Türkiye 7 Haziran 2015’te sandık başına gidecek. MHP, seçime katılan partiler içinde özgül bir ağırlığa sahip. Bu ağırlık hem geniş toplumsal kesimleri, özellikle gençleri mobilize etme gücünden, hem de 1990’ların ortalarından itibaren önemli bir oy potansiyeline sahip olmasından kaynaklanıyor. MHP’yi önceki iki seçimde baraj üstünde tutmaya yarayan bu potansiyel, önümüzdeki genel seçimde de devam edecek gibi görünüyor.

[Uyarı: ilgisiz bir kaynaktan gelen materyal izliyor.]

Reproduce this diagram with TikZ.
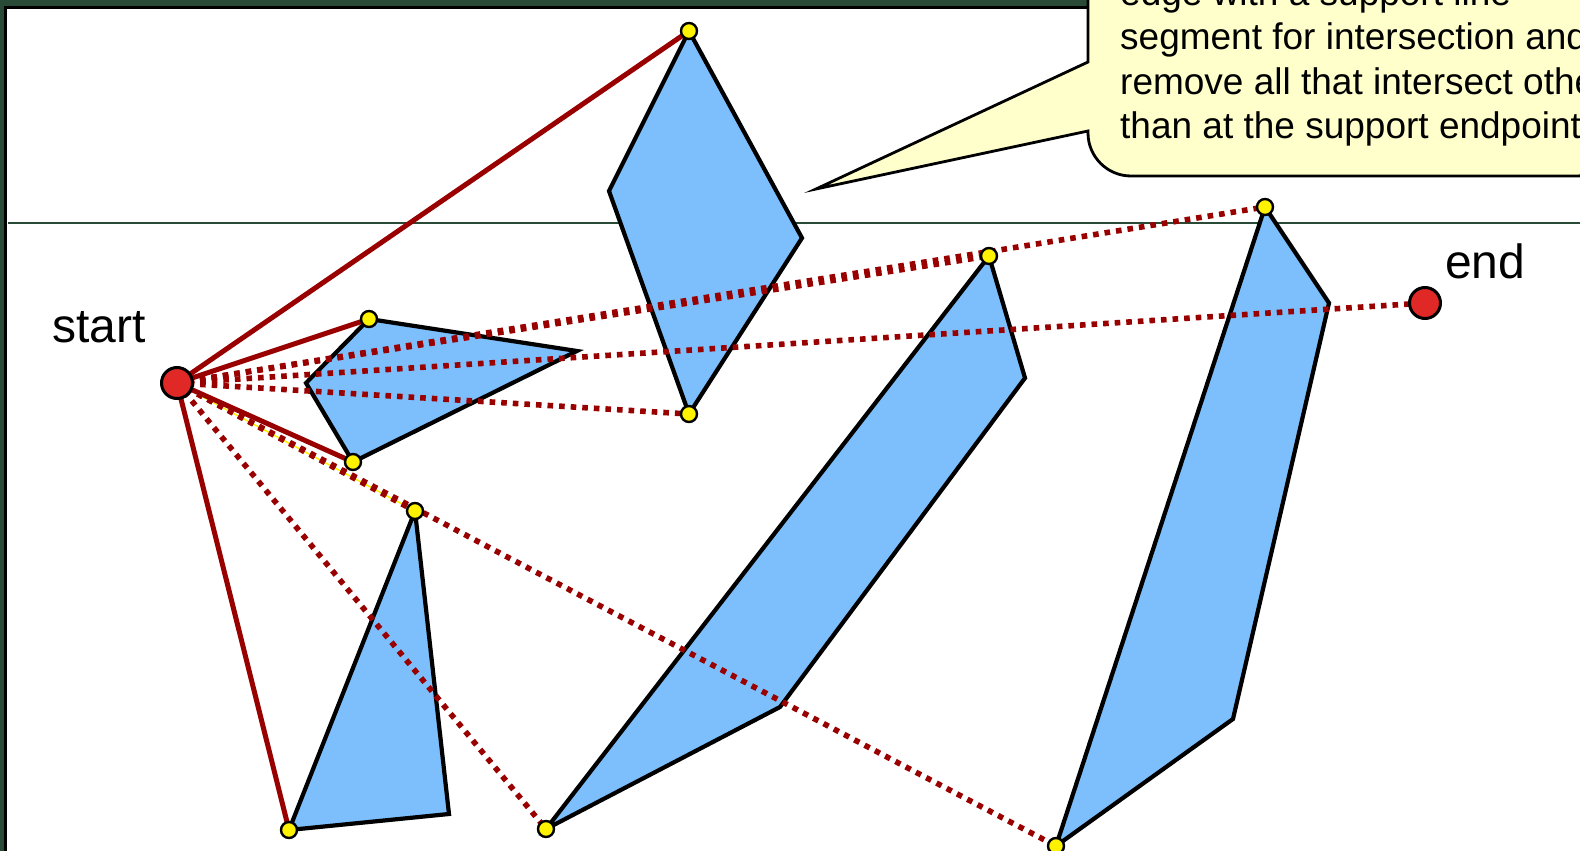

MHP, baraj sorunu yaşamayan birkaç parti arasındaki yerini sağlamlaştırma çabası gösteriyor. Buna karşılık, uzun tarihi içinde tek başına iktidar şansı verilen partiler arasında hiç yer alamadığını da hatırda tutmak gerekir. MHP seçmen nazarında en fazla “en iyi ikinci seçenek” rolü oynamakla vazifelendirilen ya da ödüllendirilen bir parti olagelmiştir. Bundan daha fazlasına layık görülmemiştir. Bu çalışmada, yürütülen tartışmalardan hareketle, MHP’nin reaksiyonerliğinin seçmeni ikna edecek alternatif politikalar üretmesine engel teşkil eden esas unsur olduğunun altı çizilmektedir.
Bu noktada seçmenin zor zamanlar için MHP’yi bir kenarda beklettiği yorumu önem kazanmaktadır. MHP tarihinde 1999 genel seçiminde olduğu gibi partiye şans verilen örnekler de bulunmaktadır. Fakat, bu şansı iyi değerlendirememiş olmanın seçmenin hafızasında yer tutması; kadroları, programı ve vaatleri ile yeterince ikna edici olamaması ve seçmenin gönlünü çelen daha cazip seçenekler karşısındaki çaresizliği, MHP’nin beklentilerine karşılık bulamamasına sebep olmuştur. 7 Haziran seçimi, iyiden iyiye yapısal bir nitelik arz etmeye başlayan bu algıyı, MHP’nin adayları, beyannamesi ve kampanya stratejisi ile ne oranda değiştirebileceğini ortaya koyacak olması açısından çok önemlidir. Bu çalışma, genel seçim öncesinde, MHP’nin söz konusu algıyı değiştirme potansiyeli ya da ihtimalinin dinamiklerini merkeze alarak, 7 Haziran seçimine yönelik MHP siyasetini analiz etmeyi amaçlamaktadır.